Chabot had already explained his vote by saying he is "disappointed" in the "disingenuous" bill by House Speaker Nancy Pelosi (D-Calif.).
The DCCC hit Chabot by saying he was rejecting a plan to help families afford their heating bill, which the DCCC said is expected to rise by $500 this year.
"Representative Steve Chabot spent months grandstanding about the need for a comprehensive energy plan that includes more domestic production of oil and gas, only to vote against that very plan just in time for winter," said DCCC spokesperson Ryan Rudominer. "Ohio's families who are worried about heating their homes this winter deserve better than more of the same painful George Bush-Steve Chabot-Big Oil status quo in Washington."
The DCCC provides the following background on the bill and issue:
- The Comprehensive American Energy Security and Consumer Protection Act is an ‘all of the above' approach that includes responsibly opening up new offshore areas for domestic production to lower the cost of gas and home heating oil.
- It takes two critical steps to help lower the cost of home heating oil this winter:
- It temporarily releases nearly 10 percent of the oil from the government's stockpile in the Strategic Petroleum Reserve (SPR).
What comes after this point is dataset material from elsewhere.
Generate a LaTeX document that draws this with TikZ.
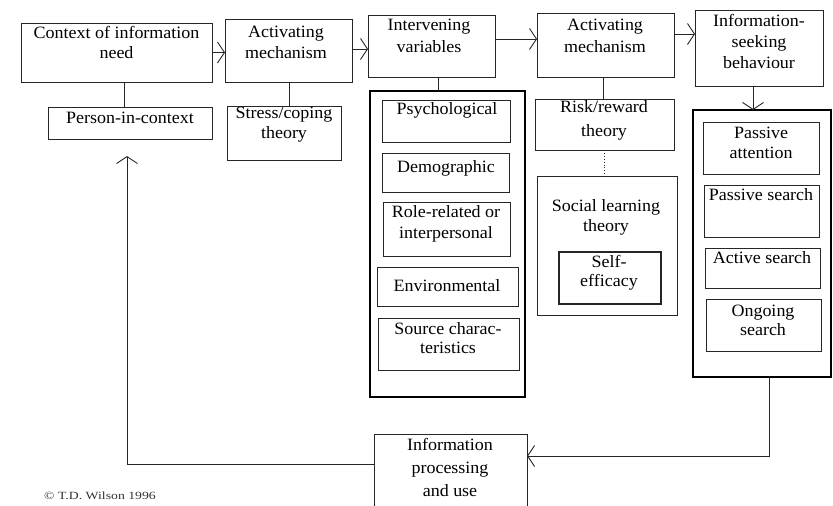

Past releases have brought down prices by up to 33 percent.
- It uses new revenues from offshore production to strengthen the Low Income Home Energy Assistance Program (LIHEAP), which helps low income and elderly people pay their winter heating bills.
- According to the National Energy Assistance Directors' Association, which represents state-run low-income energy assistance programs, the national average cost to heat a home with oil this winter will be $2,524, up from $1,962 last winter [AP; 9/17/08].
The Chabot campaign previously listed considerations that led Chabot to vote against the bill:
- By prohibiting drilling for oil within 50 miles of the U.S. coastline, the bill in effect bans 88 percent of known oil and natural gas reserves, based on statistics from the Minerals Management Service.
- There is no incentive for states to opt-in to the program because the bill precludes states from sharing in royalty payments for the oil and natural gas recovered off their shores.
- Additionally, the congressional moratorium on offshore drilling is set to expire September 30. Whereas, the bill passed by the House yesterday drastically limits new energy production.
- The bill also fails to open more of the energy-rich parts of our country, like the Gulf of Mexico and portions of ANWR that contain billions of barrels of oil. Further, it does nothing to promote nuclear energy, boost oil-shale development or remove barriers to increased refinery capacity.